Pot has been a symbol of the counter culture since at least the 1960s. Since then there has been a relentless, well-orchestrated effort to convince the public that smoking a joint is perfectly harmless. If that is so, why has nearly every civilized nation made recreational marijuana use illegal?
Maybe it’s because governments don’t want us to have any fun. Or it might be that government leaders know a little more about the dangers of widespread marijuana use than the guy on the street. A quick research job on the internet reveals that long term, frequent marijuana use: 1) damages the brain, 2) damages chromosomes, 3) reduces cell development, 3) contributes to feelings of apathy, lethargy, and dulls the mind, 4) negatively affects memory and learning, 4) and may trigger schizophrenia and even psychosis.
It is said that marijuana use is non-addictive. I don’t think that it’s addictive in the same way that crack cocaine or heroine is addictive, but I do know several people who are definitely addicted to marijuana and there are multiple organizations that deal with helping people quit the habit.
What about marijuana being a “gateway drug”? Admittedly, most people who try marijuana a few times do not become addicts, nor do they become crack heads or heroin junkies. However, nearly everyone addicted to “hard drugs” started with marijuana.
Recently, an acquaintance admitted to me that he had frequented prostitutes during his youth. He had begun smoking marijuana with several of them and this went on for a few months. One day, one of the prostitutes invited him to “try something new.” She led him into a room and on the table were a plate, a razor blade, a plastic straw and a teaspoon of cocaine. Fortunately, he wasn’t stupid enough to snort that powder, but you can see were his use of pot had led him.
Many people say that there are many pot users who hold down good jobs or are good students and lead productive, responsible lives. This might be true of some occasional users, but I know some real “pot heads”. All of them are either unemployed or underemployed. All of them are either single or are unfaithful to their spouses. I did know one heavy pot user who held down a full time job for years. However, he had fathered several illegitimate children with a variety of women and had the habit of “bouncing cheques”. A few years ago, he ended up in jail. Apparently, he had become a cocaine user and, in a drug-fuelled rage, he had almost beaten his girl friend to death with a lamp.

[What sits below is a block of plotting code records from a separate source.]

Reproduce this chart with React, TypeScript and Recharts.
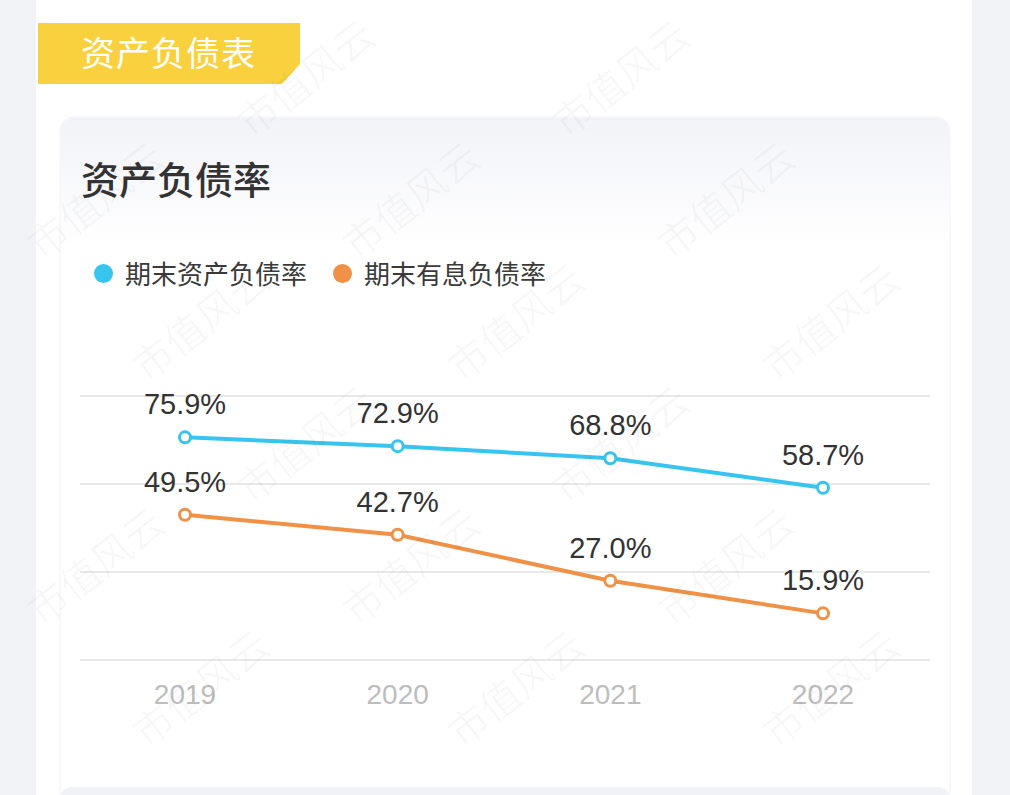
import React from "react";
import { LineChart, Line, XAxis, YAxis, CartesianGrid, LabelList } from "recharts";

const years = ["2019", "2020", "2021", "2022"];
const assetRatio = [75.9, 72.9, 68.8, 58.7];
const interestRatio = [49.5, 42.7, 27.0, 15.9];
const yTicks = [0, 30, 60, 90];
const seriesNames = ["期末资产负债率", "期末有息负债率"];
const colors = ["#37c4ee", "#ef9146"];

const data = years.map((y, i) => ({ year: y, a: assetRatio[i], b: interestRatio[i] }));

const numFont = "'Liberation Sans', Arial, 'Noto Sans CJK SC', sans-serif";
const cjkFont = "'Noto Sans CJK SC', 'Liberation Sans', sans-serif";

const marks: Array<[number, number]> = [];
for (let r = -1; r < 8; r++) {
  for (let c = -1; c < 5; c++) {
    const x = c * 315 + r * 105;
    const y = 90 + r * 122;
    if (x > 70 && x < 940 && y > 70 && y < 740) marks.push([x, y]);
  }
}

export default function App() {
  return (
    <div style={{ position: "absolute", left: 0, top: 0, width: 1010, height: 795, background: "#f2f3f7", overflow: "hidden", fontFamily: cjkFont }}>
      <div style={{ position: "absolute", left: 36, top: 0, width: 936, height: 795, background: "#ffffff" }} />
      <svg width={1010} height={795} style={{ position: "absolute", left: 0, top: 0 }}>
        <defs>
          <linearGradient id="cardg" x1="0" y1="0" x2="0" y2="1">
            <stop offset="0" stopColor="#f2f3f8" />
            <stop offset="1" stopColor="#ffffff" />
          </linearGradient>
        </defs>
        <polygon points="38,23 300,23 300,64 282,84 38,84" fill="#f9d13e" />
        <rect x={60} y={117} width={890} height={700} rx={14} fill="#ffffff" stroke="#f1f2f5" />
        <rect x={61} y={118} width={888} height={130} rx={13} fill="url(#cardg)" />
        <rect x={60} y={787} width={890} height={40} rx={12} fill="#f1f2f7" />
      </svg>
      <div style={{ position: "absolute", left: 81, top: 30, fontSize: 34, color: "#ffffff", lineHeight: "44px", letterSpacing: 1 }}>资产负债表</div>
      <div style={{ position: "absolute", left: 81, top: 154, fontSize: 38, color: "#333333", fontWeight: 500, lineHeight: "48px" }}>资产负债率</div>
      <div style={{ position: "absolute", left: 94, top: 256, display: "flex", alignItems: "center", fontSize: 26, color: "#3a3a3a", lineHeight: "34px" }}>
        <span style={{ width: 19, height: 19, borderRadius: 10, background: colors[0], display: "inline-block", marginRight: 12 }} />
        <span>{seriesNames[0]}</span>
        <span style={{ width: 19, height: 19, borderRadius: 10, background: colors[1], display: "inline-block", marginLeft: 26, marginRight: 12 }} />
        <span>{seriesNames[1]}</span>
      </div>
      <div style={{ position: "absolute", left: 0, top: 0 }}>
        <LineChart width={1010} height={795} data={data} margin={{ top: 396, left: 80, right: 80, bottom: 105 }}>
          <CartesianGrid vertical={false} stroke="#e9e9ec" strokeWidth={2} />
          <YAxis hide domain={[0, 90]} ticks={yTicks} />
          <XAxis
            dataKey="year"
            axisLine={false}
            tickLine={false}
            padding={{ left: 105, right: 107 }}
            tickMargin={18}
            tick={{ fill: "#bdbdbd", fontSize: 28, fontFamily: numFont }}
          />
          <Line
            dataKey="a"
            name={seriesNames[0]}
            stroke={colors[0]}
            strokeWidth={4}
            dot={{ r: 5.5, fill: "#ffffff", stroke: colors[0], strokeWidth: 3 }}
            isAnimationActive={false}
          >
            <LabelList dataKey="a" position="top" offset={23} formatter={(v: number) => v.toFixed(1) + "%"} style={{ fill: "#333333", fontSize: 29, fontFamily: numFont }} />
          </Line>
          <Line
            dataKey="b"
            name={seriesNames[1]}
            stroke={colors[1]}
            strokeWidth={4}
            dot={{ r: 5.5, fill: "#ffffff", stroke: colors[1], strokeWidth: 3 }}
            isAnimationActive={false}
          >
            <LabelList dataKey="b" position="top" offset={23} formatter={(v: number) => v.toFixed(1) + "%"} style={{ fill: "#333333", fontSize: 29, fontFamily: numFont }} />
          </Line>
        </LineChart>
      </div>
      <svg width={1010} height={795} style={{ position: "absolute", left: 0, top: 0, pointerEvents: "none" }}>
        {marks.map(([x, y], i) => (
          <text key={i} x={x} y={y} transform={`rotate(-38 ${x} ${y})`} textAnchor="middle" fontSize={40} fill="#000000" fillOpacity={0.03} fontFamily={cjkFont}>
            市值风云
          </text>
        ))}
      </svg>
    </div>
  );
}
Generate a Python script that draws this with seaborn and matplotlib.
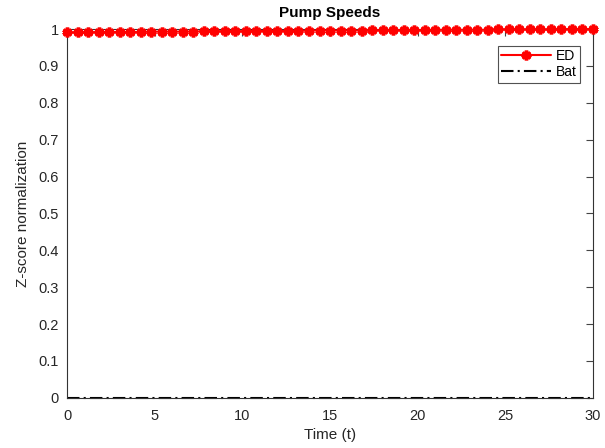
import numpy as np
import pandas as pd
import matplotlib
matplotlib.use("Agg")
import matplotlib.pyplot as plt
import seaborn as sns

# time samples (every 0.6 s)
time = [round(0.6 * i, 1) for i in range(51)]

# ED pump speed (normalised)
ed = [0.991, 0.991, 0.991, 0.992, 0.992, 0.992, 0.992, 0.992, 0.993, 0.993,
      0.993, 0.993, 0.993, 0.994, 0.994, 0.994, 0.994, 0.994, 0.995, 0.995,
      0.995, 0.995, 0.995, 0.996, 0.996, 0.996, 0.996, 0.996, 0.996, 0.997,
      0.997, 0.997, 0.997, 0.997, 0.997, 0.998, 0.998, 0.998, 0.998, 0.998,
      0.998, 0.999, 0.999, 0.999, 0.999, 0.999, 0.999, 1.0, 1.0, 1.0, 1.0]

# Bat pump speed (normalised)
bat = [0.0] * 51

xticks = [0, 5, 10, 15, 20, 25, 30]
yticks = [0, 0.1, 0.2, 0.3, 0.4, 0.5, 0.6, 0.7, 0.8, 0.9, 1]
ytick_labels = ["0", "0.1", "0.2", "0.3", "0.4", "0.5", "0.6", "0.7", "0.8", "0.9", "1"]

sns.set_style("white")
plt.rcParams['font.family'] = ['Liberation Sans', 'DejaVu Sans']

df = pd.DataFrame({"Time": time, "ED": ed, "Bat": bat})

fig = plt.figure(figsize=(6.05, 4.48), dpi=100)
ax = fig.add_axes([0.111, 0.112, 0.869, 0.823])

sns.lineplot(data=df, x="Time", y="ED", ax=ax, color="red", linewidth=1.5,
             marker=(6, 2, 0), markersize=7, markeredgewidth=2.6,
             markeredgecolor="red", markerfacecolor="red", label="ED",
             clip_on=False, zorder=5)
sns.lineplot(data=df, x="Time", y="Bat", ax=ax, color="black", linewidth=1.5,
             linestyle=(0, (6, 2, 1, 2)), label="Bat", clip_on=False)

ax.set_xlim(0, 30)
ax.set_ylim(0, 1)
ax.set_xticks(xticks)
ax.set_yticks(yticks)
ax.set_yticklabels(ytick_labels)
ax.tick_params(direction="in", length=5, width=0.8, color="#444444",
               labelcolor="#262626", labelsize=10.5, top=True, right=True)
ax.tick_params(axis="x", pad=8)
ax.tick_params(axis="y", pad=6)
for sp in ax.spines.values():
    sp.set_color("#333333")
    sp.set_linewidth(0.8)

ax.set_xlabel("Time (t)", fontsize=11, labelpad=4, color="#262626")
ax.set_ylabel("Z-score normalization", fontsize=11, labelpad=6, color="#262626")
ax.set_title("Pump Speeds", fontsize=11, fontweight="bold", pad=9, color="black")

leg = ax.legend(loc="upper right", bbox_to_anchor=(0.975, 0.955), fontsize=10,
                frameon=True, fancybox=False, handlelength=3.6, borderpad=0.25,
                labelspacing=0.15, handletextpad=0.3, borderaxespad=0)
leg.get_frame().set_edgecolor("#262626")
leg.get_frame().set_linewidth(0.8)
for t in leg.get_texts():
    t.set_color("black")

fig.savefig("out.png", dpi=100)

Most people have the good sense to stay away from heroin, cocaine, LSD and other “hard drugs.” The media and the education system have rightly demonized these drugs, but have irresponsibly portrayed pot use as relatively harmless or even healthy. Many people try pot and nothing seems to happen or they just get a slight “buzz”, so they think it’s no big deal. However, other people become regular users of the drug and gradually their lives go down hill. The biggest danger of pot is that is appears to be harmless. Its damaging effects are fairly subtle and gradual.
If you are looking for a healthy “high”, stay away from drugs, purify your heart and meditate on the mysteries of the Catholic faith.